The island’s local authorities are currently letting their ratepayers know how much they’ll be paying in the next financial year.

We report most of them here.

As we point out, it’s difficult to compare like with like because some authorities, Castletown for instance, set a different waste charge and that comes on top of the ordinary rate.

We tend to think of collecting rubbish as a fundamental local government role. So we find this practice bizarre verging on the disingenuous.

Smaller local authorities haven’t said what their rates will be.

Finding out is harder than you might think.

A few years ago, the clerk at Bride Commissioners – the smallest local authority in the Isle of Man – even refused to tell us when the rate-setting meeting would take place.

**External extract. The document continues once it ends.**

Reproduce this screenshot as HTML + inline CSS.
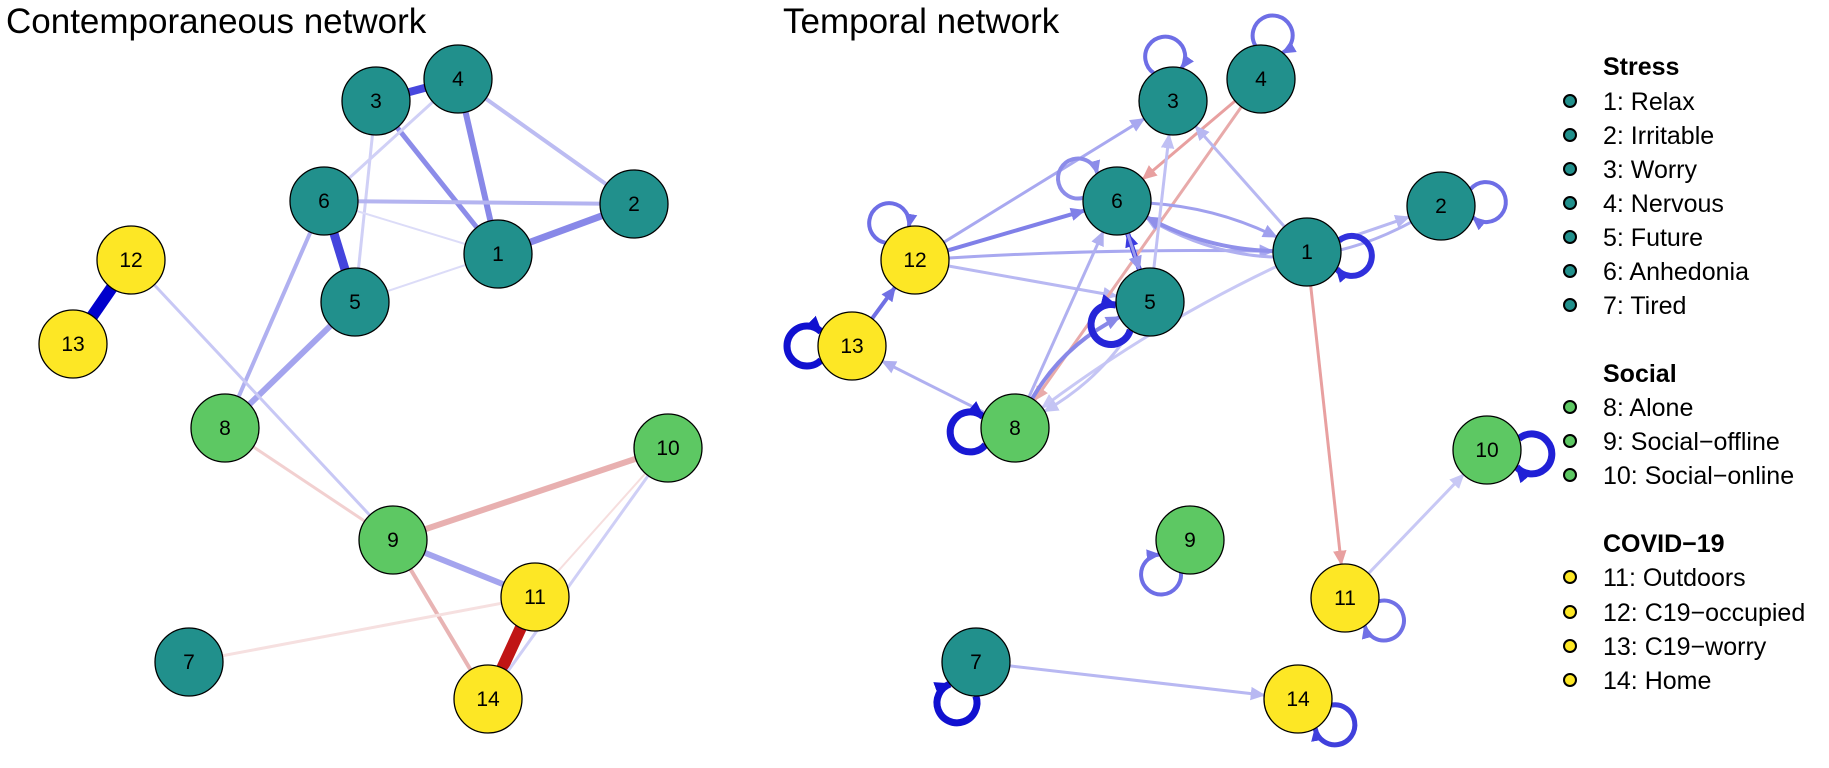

So much for understanding the importance of transparent procedures in a democracy.

What conclusions do we draw?

We need a fundamental reform of local government.

Of course, we need fewer authorities (if we keep them at all).

Some authorities hide behind ‘commercial confidentiality’ in rate setting meetings.

While Douglas’s had been agreed in advance, it was announced and backed by democratically-elected councillors in a public meeting this week.

If we are to have different authorities, they must follow the same sort of procedures.

There should be a common approach to waste management fees.

Then we might have a more meaningful comparison of different authorities and voters will be better able to decide whether or not they’re doing a good job.

This editorial comment appeared in the Manx Independent of February 2.